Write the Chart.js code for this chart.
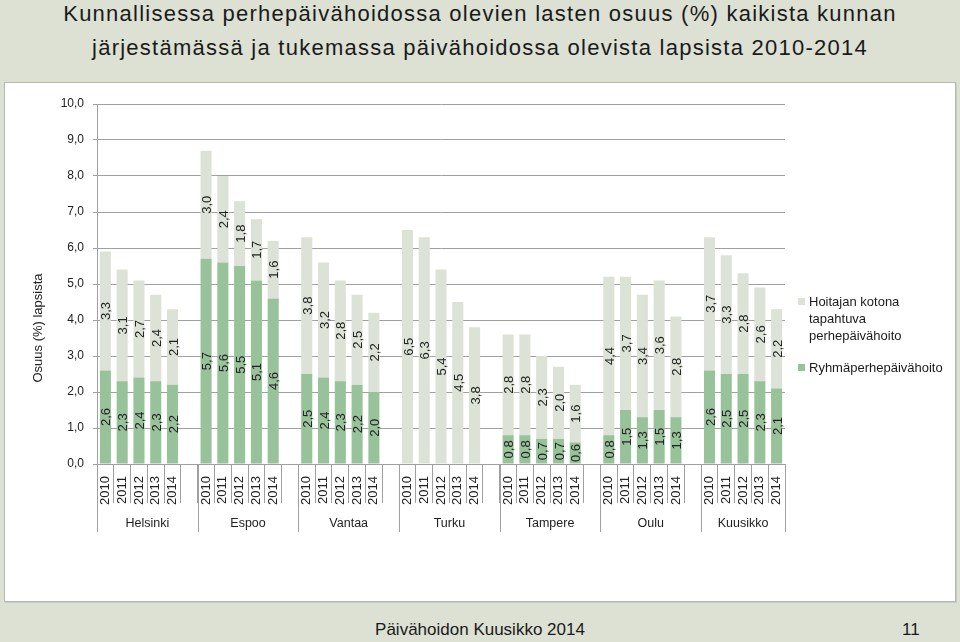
<!DOCTYPE html>
<html>
<head>
<meta charset="utf-8">
<script src="https://cdn.jsdelivr.net/npm/chart.js@4"></script>
<style>
  html, body { margin: 0; padding: 0; }
  body { width: 960px; height: 642px; overflow: hidden; background: #dce1d3; position: relative;
         font-family: "Liberation Sans", Arial, sans-serif; color: #1a1a1a; }
  #title { position: absolute; left: 0; top: -3px; width: 960px; text-align: center;
           font-size: 22px; line-height: 34px; letter-spacing: 1.25px; }
  #panel { position: absolute; left: 4px; top: 82px; width: 950px; height: 518px; background: #fff;
           border: 1px solid #b4b8ad; box-shadow: 1px 1px 0 #c9cdc1; }
  #chart { position: absolute; left: 0; top: 0; }
  #legend { position: absolute; left: 793px; top: 210px; width: 150px; font-size: 13px; line-height: 17px; color: #1a1a1a; }
  .item { position: relative; padding-left: 11px; margin-bottom: 15px; }
  .sw { position: absolute; left: 0; top: 5px; width: 7px; height: 7px; }
  #footer { position: absolute; left: 0; top: 620px; width: 960px; text-align: center; font-size: 17px; line-height: 20px; }
  #page { position: absolute; left: 902px; top: 620px; font-size: 17px; line-height: 20px; }
</style>
</head>
<body>
<div id="title">Kunnallisessa perhepäivähoidossa olevien lasten osuus (%) kaikista kunnan<br>järjestämässä ja tukemassa päivähoidossa olevista lapsista 2010-2014</div>
<div id="panel">
  <canvas id="chart" width="950" height="518"></canvas>
  <div id="legend"></div>
</div>
<div id="footer">Päivähoidon Kuusikko 2014</div>
<div id="page">11</div>
<script>
const cities = ['Helsinki', 'Espoo', 'Vantaa', 'Turku', 'Tampere', 'Oulu', 'Kuusikko'];
const years = ['2010', '2011', '2012', '2013', '2014'];
const yTicks = [0, 1, 2, 3, 4, 5, 6, 7, 8, 9, 10];
const yTitle = 'Osuus (%) lapsista';
// Ryhmäperhepäivähoito (dark green), per city 2010-2014
const groupCare = [
  2.6, 2.3, 2.4, 2.3, 2.2,
  5.7, 5.6, 5.5, 5.1, 4.6,
  2.5, 2.4, 2.3, 2.2, 2.0,
  0, 0, 0, 0, 0,
  0.8, 0.8, 0.7, 0.7, 0.6,
  0.8, 1.5, 1.3, 1.5, 1.3,
  2.6, 2.5, 2.5, 2.3, 2.1
];
// Hoitajan kotona tapahtuva perhepäivähoito (light), per city 2010-2014
const homeCare = [
  3.3, 3.1, 2.7, 2.4, 2.1,
  3.0, 2.4, 1.8, 1.7, 1.6,
  3.8, 3.2, 2.8, 2.5, 2.2,
  6.5, 6.3, 5.4, 4.5, 3.8,
  2.8, 2.8, 2.3, 2.0, 1.6,
  4.4, 3.7, 3.4, 3.6, 2.8,
  3.7, 3.3, 2.8, 2.6, 2.2
];
const seriesNames = ['Ryhmäperhepäivähoito', 'Hoitajan kotona tapahtuva perhepäivähoito'];
const seriesColors = ['#98c29a', '#dde2d6'];

// Build category axis: 5 years per city, blank slot between cities
const labels = [], darkData = [], lightData = [], groupStart = [];
cities.forEach((c, gi) => {
  groupStart.push(labels.length);
  years.forEach((y, yi) => {
    labels.push(y);
    darkData.push(groupCare[gi * 5 + yi]);
    lightData.push(homeCare[gi * 5 + yi]);
  });
  if (gi < cities.length - 1) { labels.push(''); darkData.push(null); lightData.push(null); }
});
groupStart.push(labels.length);

const fmt = v => v.toFixed(1).replace('.', ',');
const FONT = '"Liberation Sans", Arial, sans-serif';

const valueLabels = {
  id: 'valueLabels',
  afterDatasetsDraw(chart) {
    const ctx = chart.ctx;
    ctx.save();
    ctx.font = '13px ' + FONT;
    ctx.fillStyle = '#222';
    ctx.textAlign = 'center';
    ctx.textBaseline = 'middle';
    chart.data.datasets.forEach((ds, di) => {
      const meta = chart.getDatasetMeta(di);
      meta.data.forEach((el, i) => {
        const v = ds.data[i];
        if (v == null || v <= 0) return;
        const p = el.getProps(['x', 'y', 'base'], true);
        ctx.save();
        ctx.translate(p.x + 1.5, (p.y + p.base) / 2);
        ctx.rotate(-Math.PI / 2);
        ctx.fillText(fmt(v), 0, 0);
        ctx.restore();
      });
    });
    ctx.restore();
  }
};

const axisExtras = {
  id: 'axisExtras',
  afterDraw(chart) {
    const xs = chart.scales.x, ys = chart.scales.y, ctx = chart.ctx;
    const step = xs.getPixelForValue(1) - xs.getPixelForValue(0);
    const edge = idx => xs.getPixelForValue(idx) - step / 2;
    ctx.save();
    ctx.strokeStyle = '#a0a0a0';
    ctx.lineWidth = 1;
    groupStart.forEach(idx => {
      const x = Math.round(edge(idx)) + 0.5;
      ctx.beginPath();
      ctx.moveTo(x, xs.top);
      ctx.lineTo(x, xs.top + 68);
      ctx.stroke();
    });
    ctx.font = '12.5px ' + FONT;
    ctx.fillStyle = '#222';
    ctx.textAlign = 'center';
    ctx.textBaseline = 'middle';
    cities.forEach((c, gi) => {
      const x = (edge(groupStart[gi]) + edge(groupStart[gi + 1])) / 2;
      ctx.fillText(c, x, xs.top + 60);
    });
    // y-axis title, placed lower than the plot centre as in the original
    ctx.font = '13px ' + FONT;
    ctx.translate(ys.left + 33, ys.bottom - 136);
    ctx.rotate(-Math.PI / 2);
    ctx.fillText(yTitle, 0, 0);
    ctx.restore();
  }
};

const chart = new Chart(document.getElementById('chart'), {
  type: 'bar',
  data: {
    labels: labels,
    datasets: [
      { label: seriesNames[0], data: darkData, backgroundColor: seriesColors[0], stack: 's' },
      { label: seriesNames[1], data: lightData, backgroundColor: seriesColors[1], stack: 's' }
    ]
  },
  options: {
    responsive: false,
    animation: false,
    layout: { padding: { top: 21, right: 170, left: 0, bottom: 0 } },
    datasets: { bar: { barPercentage: 0.66, categoryPercentage: 1 } },
    plugins: { legend: { display: false }, tooltip: { enabled: false } },
    scales: {
      x: {
        stacked: true,
        afterFit: s => { s.height = 137; },
        grid: { offset: true, drawOnChartArea: false, tickLength: 39, color: '#a0a0a0' },
        border: { color: '#a0a0a0' },
        ticks: { autoSkip: false, minRotation: 90, maxRotation: 90, padding: -27,
                 color: '#222', font: { size: 13, family: FONT } }
      },
      y: {
        stacked: true,
        min: yTicks[0], max: yTicks[yTicks.length - 1],
        afterFit: s => { s.width = 92; },
        afterBuildTicks: s => { s.ticks = yTicks.map(v => ({ value: v })); },
        grid: { color: '#a0a0a0', tickLength: 4 },
        border: { color: '#a0a0a0' },
        ticks: { padding: 9, color: '#222', font: { size: 12, family: FONT }, callback: v => fmt(v) },
        title: { display: false }
      }
    }
  },
  plugins: [valueLabels, axisExtras]
});

// HTML legend built from datasets (light first, as in the original)
const legend = document.getElementById('legend');
legend.style.top = (chart.chartArea.top + 189) + 'px';
chart.data.datasets.slice().reverse().forEach(ds => {
  const d = document.createElement('div');
  d.className = 'item';
  d.innerHTML = '<span class="sw" style="background:' + ds.backgroundColor + '"></span>' + ds.label;
  legend.appendChild(d);
});
</script>
</body>
</html>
+ + + + +
**THE TASK**
Transcribe all the lines above exactly, apart from the pictures.

**ANSWER TO THIS PROBLEM**
Write the Chart.js code for this chart.
<!DOCTYPE html>
<html>
<head>
<meta charset="utf-8">
<script src="https://cdn.jsdelivr.net/npm/chart.js@4"></script>
<style>
  html, body { margin: 0; padding: 0; }
  body { width: 960px; height: 642px; overflow: hidden; background: #dce1d3; position: relative;
         font-family: "Liberation Sans", Arial, sans-serif; color: #1a1a1a; }
  #title { position: absolute; left: 0; top: -3px; width: 960px; text-align: center;
           font-size: 22px; line-height: 34px; letter-spacing: 1.25px; }
  #panel { position: absolute; left: 4px; top: 82px; width: 950px; height: 518px; background: #fff;
           border: 1px solid #b4b8ad; box-shadow: 1px 1px 0 #c9cdc1; }
  #chart { position: absolute; left: 0; top: 0; }
  #legend { position: absolute; left: 793px; top: 210px; width: 150px; font-size: 13px; line-height: 17px; color: #1a1a1a; }
  .item { position: relative; padding-left: 11px; margin-bottom: 15px; }
  .sw { position: absolute; left: 0; top: 5px; width: 7px; height: 7px; }
  #footer { position: absolute; left: 0; top: 620px; width: 960px; text-align: center; font-size: 17px; line-height: 20px; }
  #page { position: absolute; left: 902px; top: 620px; font-size: 17px; line-height: 20px; }
</style>
</head>
<body>
<div id="title">Kunnallisessa perhepäivähoidossa olevien lasten osuus (%) kaikista kunnan<br>järjestämässä ja tukemassa päivähoidossa olevista lapsista 2010-2014</div>
<div id="panel">
  <canvas id="chart" width="950" height="518"></canvas>
  <div id="legend"></div>
</div>
<div id="footer">Päivähoidon Kuusikko 2014</div>
<div id="page">11</div>
<script>
const cities = ['Helsinki', 'Espoo', 'Vantaa', 'Turku', 'Tampere', 'Oulu', 'Kuusikko'];
const years = ['2010', '2011', '2012', '2013', '2014'];
const yTicks = [0, 1, 2, 3, 4, 5, 6, 7, 8, 9, 10];
const yTitle = 'Osuus (%) lapsista';
// Ryhmäperhepäivähoito (dark green), per city 2010-2014
const groupCare = [
  2.6, 2.3, 2.4, 2.3, 2.2,
  5.7, 5.6, 5.5, 5.1, 4.6,
  2.5, 2.4, 2.3, 2.2, 2.0,
  0, 0, 0, 0, 0,
  0.8, 0.8, 0.7, 0.7, 0.6,
  0.8, 1.5, 1.3, 1.5, 1.3,
  2.6, 2.5, 2.5, 2.3, 2.1
];
// Hoitajan kotona tapahtuva perhepäivähoito (light), per city 2010-2014
const homeCare = [
  3.3, 3.1, 2.7, 2.4, 2.1,
  3.0, 2.4, 1.8, 1.7, 1.6,
  3.8, 3.2, 2.8, 2.5, 2.2,
  6.5, 6.3, 5.4, 4.5, 3.8,
  2.8, 2.8, 2.3, 2.0, 1.6,
  4.4, 3.7, 3.4, 3.6, 2.8,
  3.7, 3.3, 2.8, 2.6, 2.2
];
const seriesNames = ['Ryhmäperhepäivähoito', 'Hoitajan kotona tapahtuva perhepäivähoito'];
const seriesColors = ['#98c29a', '#dde2d6'];

// Build category axis: 5 years per city, blank slot between cities
const labels = [], darkData = [], lightData = [], groupStart = [];
cities.forEach((c, gi) => {
  groupStart.push(labels.length);
  years.forEach((y, yi) => {
    labels.push(y);
    darkData.push(groupCare[gi * 5 + yi]);
    lightData.push(homeCare[gi * 5 + yi]);
  });
  if (gi < cities.length - 1) { labels.push(''); darkData.push(null); lightData.push(null); }
});
groupStart.push(labels.length);

const fmt = v => v.toFixed(1).replace('.', ',');
const FONT = '"Liberation Sans", Arial, sans-serif';

const valueLabels = {
  id: 'valueLabels',
  afterDatasetsDraw(chart) {
    const ctx = chart.ctx;
    ctx.save();
    ctx.font = '13px ' + FONT;
    ctx.fillStyle = '#222';
    ctx.textAlign = 'center';
    ctx.textBaseline = 'middle';
    chart.data.datasets.forEach((ds, di) => {
      const meta = chart.getDatasetMeta(di);
      meta.data.forEach((el, i) => {
        const v = ds.data[i];
        if (v == null || v <= 0) return;
        const p = el.getProps(['x', 'y', 'base'], true);
        ctx.save();
        ctx.translate(p.x + 1.5, (p.y + p.base) / 2);
        ctx.rotate(-Math.PI / 2);
        ctx.fillText(fmt(v), 0, 0);
        ctx.restore();
      });
    });
    ctx.restore();
  }
};

const axisExtras = {
  id: 'axisExtras',
  afterDraw(chart) {
    const xs = chart.scales.x, ys = chart.scales.y, ctx = chart.ctx;
    const step = xs.getPixelForValue(1) - xs.getPixelForValue(0);
    const edge = idx => xs.getPixelForValue(idx) - step / 2;
    ctx.save();
    ctx.strokeStyle = '#a0a0a0';
    ctx.lineWidth = 1;
    groupStart.forEach(idx => {
      const x = Math.round(edge(idx)) + 0.5;
      ctx.beginPath();
      ctx.moveTo(x, xs.top);
      ctx.lineTo(x, xs.top + 68);
      ctx.stroke();
    });
    ctx.font = '12.5px ' + FONT;
    ctx.fillStyle = '#222';
    ctx.textAlign = 'center';
    ctx.textBaseline = 'middle';
    cities.forEach((c, gi) => {
      const x = (edge(groupStart[gi]) + edge(groupStart[gi + 1])) / 2;
      ctx.fillText(c, x, xs.top + 60);
    });
    // y-axis title, placed lower than the plot centre as in the original
    ctx.font = '13px ' + FONT;
    ctx.translate(ys.left + 33, ys.bottom - 136);
    ctx.rotate(-Math.PI / 2);
    ctx.fillText(yTitle, 0, 0);
    ctx.restore();
  }
};

const chart = new Chart(document.getElementById('chart'), {
  type: 'bar',
  data: {
    labels: labels,
    datasets: [
      { label: seriesNames[0], data: darkData, backgroundColor: seriesColors[0], stack: 's' },
      { label: seriesNames[1], data: lightData, backgroundColor: seriesColors[1], stack: 's' }
    ]
  },
  options: {
    responsive: false,
    animation: false,
    layout: { padding: { top: 21, right: 170, left: 0, bottom: 0 } },
    datasets: { bar: { barPercentage: 0.66, categoryPercentage: 1 } },
    plugins: { legend: { display: false }, tooltip: { enabled: false } },
    scales: {
      x: {
        stacked: true,
        afterFit: s => { s.height = 137; },
        grid: { offset: true, drawOnChartArea: false, tickLength: 39, color: '#a0a0a0' },
        border: { color: '#a0a0a0' },
        ticks: { autoSkip: false, minRotation: 90, maxRotation: 90, padding: -27,
                 color: '#222', font: { size: 13, family: FONT } }
      },
      y: {
        stacked: true,
        min: yTicks[0], max: yTicks[yTicks.length - 1],
        afterFit: s => { s.width = 92; },
        afterBuildTicks: s => { s.ticks = yTicks.map(v => ({ value: v })); },
        grid: { color: '#a0a0a0', tickLength: 4 },
        border: { color: '#a0a0a0' },
        ticks: { padding: 9, color: '#222', font: { size: 12, family: FONT }, callback: v => fmt(v) },
        title: { display: false }
      }
    }
  },
  plugins: [valueLabels, axisExtras]
});

// HTML legend built from datasets (light first, as in the original)
const legend = document.getElementById('legend');
legend.style.top = (chart.chartArea.top + 189) + 'px';
chart.data.datasets.slice().reverse().forEach(ds => {
  const d = document.createElement('div');
  d.className = 'item';
  d.innerHTML = '<span class="sw" style="background:' + ds.backgroundColor + '"></span>' + ds.label;
  legend.appendChild(d);
});
</script>
</body>
</html>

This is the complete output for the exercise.